Analysis: A shocking final metaphor. The priest is now the "pilgrim," but his pilgrimage is reduced to a wait for transport. The bus, a symbol of mechanized modernity, is the predator. The priest is its prey, "ready to eat"—consumed by the very system he depends on for mobility and connection. The "catgrin" is one of sly, predatory satisfaction. The roles are completely reversed from the title: the sacred Priest is the consumable Prey.
Teaching Points
Subversion of Sacred Imagery: Track how every term associated with sanctity (priest, altar, offering, mantra, pilgrim) is systematically re-contextualized within a mundane, mechanical, and often bleak physical reality.

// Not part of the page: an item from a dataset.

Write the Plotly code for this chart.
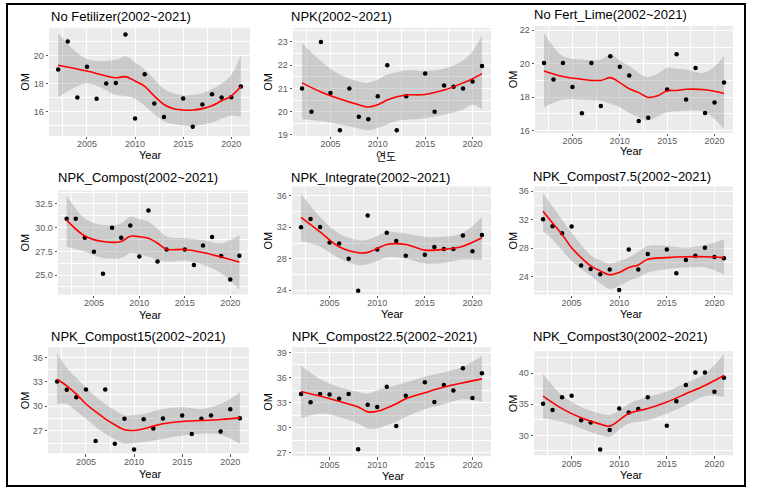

Metaphor and Simile: Analyze the poem's startling comparisons (dead man's palm, village barber, wart, lizard, cat) and how they build a consistent worldview of absurdity, predation, and bodily existence.
Modernity vs. Tradition: The bus versus the priest. Discuss the poem as a commentary on the displacement of traditional spiritual roles by the impersonal forces of modernity and infrastructure.
Socio-Economic Critique: Explore the portrayal of the priest not as a spiritual guide but as a figure of economic marginalization, dependence, and stagnation within a specific Indian rural/semi-urban context.
Kolarkar's Style: Discuss how this poem exemplifies Kolatkar's ability to blend the stark, imagistic clarity of modernism with a uniquely Indian sensibility and visceral detail.